Twelfth Annual Grant Winners 2011-2012

Title: Early Detection of Aging Related Alterations in Endogenous Brain Fluctuations

Dean:
Don Rosenblum, PhD (FAR)
Anthony Silvagni, DO, PharmD (HPD-OST)

Faculty and Students:
Evan Haskell, PhD (FAR)
Siddharth Pandya, DO (HPD-OST)
Naushira Pandya, MD, CMD (HPD-OST)
Rajeswari Murugan (FAR)

Abstract:

Early Detection of Aging Related Alterations in Endogenous Brain FluctuationsNeurodegenerative disorders such as Alzheimer's disease and vascular dementia contribute a major portion of the rising health care costs in aging populations and adversely effect the quality of life of aging populations. The growing prevalence of dementia in the population underscores the need to develop new tools for early diagnosis and treatment before the neural damage becomes irreversible.
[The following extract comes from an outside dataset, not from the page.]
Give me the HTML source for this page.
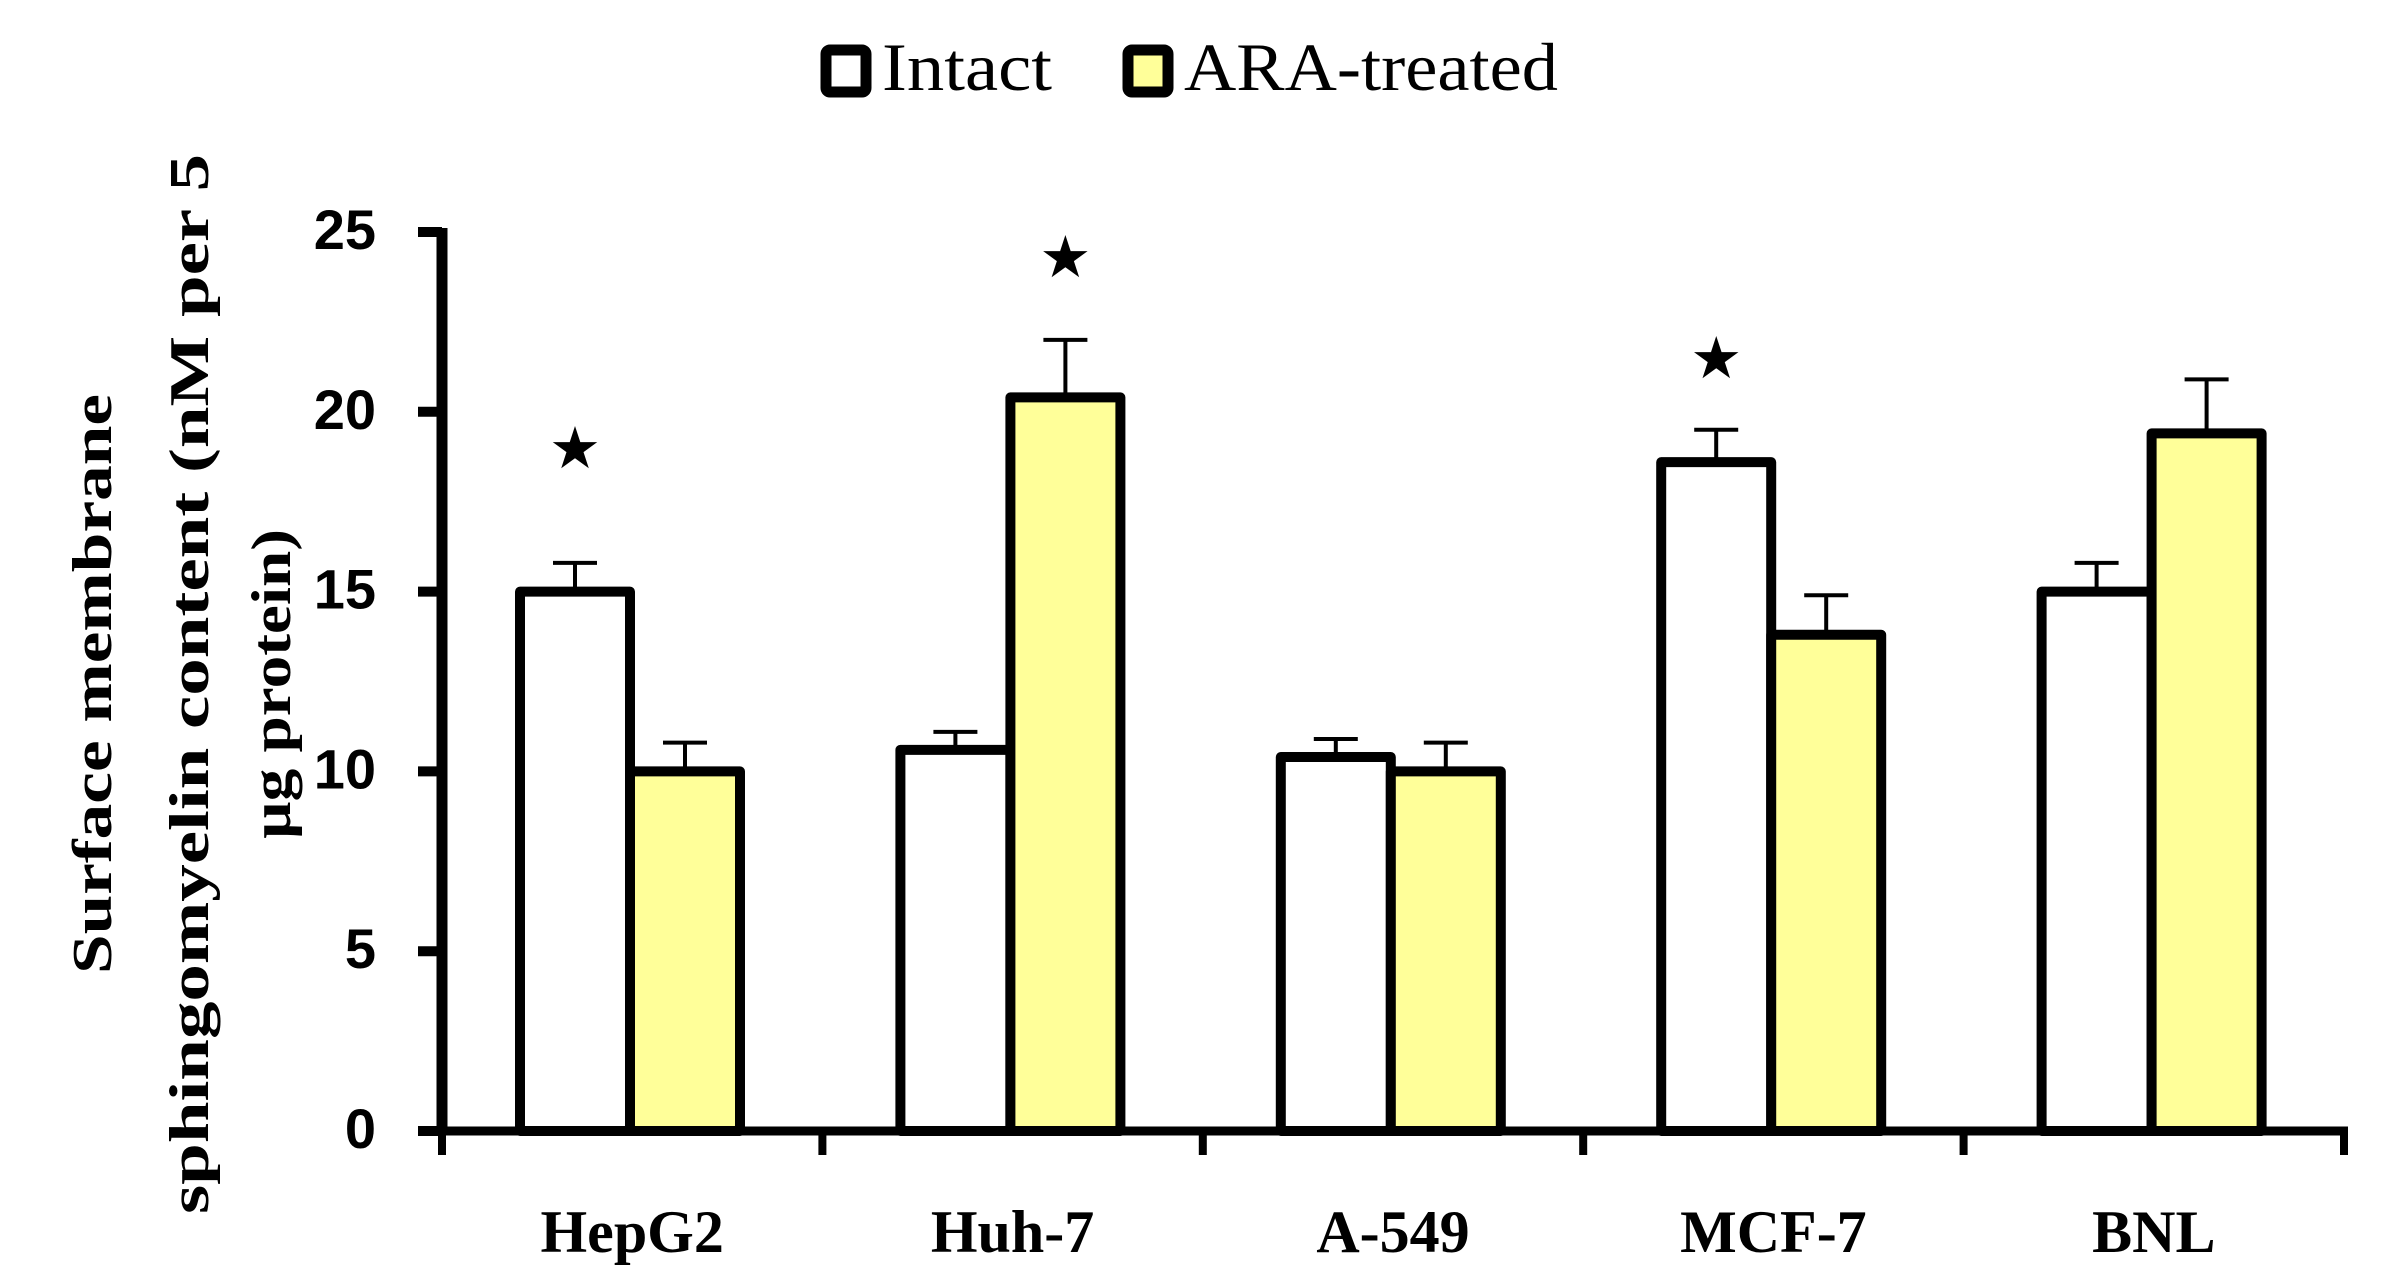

Recently fMRI has begun to be utilized as a technique for measuring the endogenous activity of the brain. Understanding the relationship between alterations in neurophysiological mechanisms and connectivity and fMRI measurement due to aging can potentially assist in early diagnosis and treatment of abnormal brain function prior to significant tissue damage resulting in significant improvement in the likelihood of positive outcomes. The coherent spatio-temporal patterns supported by the brain that are revealed by fMRI provide an opportunity for true interdisciplinary study of global brain behavior and alterations due to natural processes of aging and pathological functional abnormalities and diseases. We will develop a mathematical/computational model relating the short and long range interconnectivity of neural networks to the measured fMRI output to explore the functional role of neurophysiological mechanisms and connectivity in fMRI measurements. The resulting data from this model will be interpreted and analyzed by a professional radiologist and clinician to gain new insight into early detection of brain pathology and other functional abnormalities. The exploration of short and long range communication in neural networks is a very promising area of research that is best approached through an interdisciplinary collaboration. The future impact of such research includes the development of new tools for early diagnosis and treatment of functional abnormalities of the brain such as the tools that we develop in this project.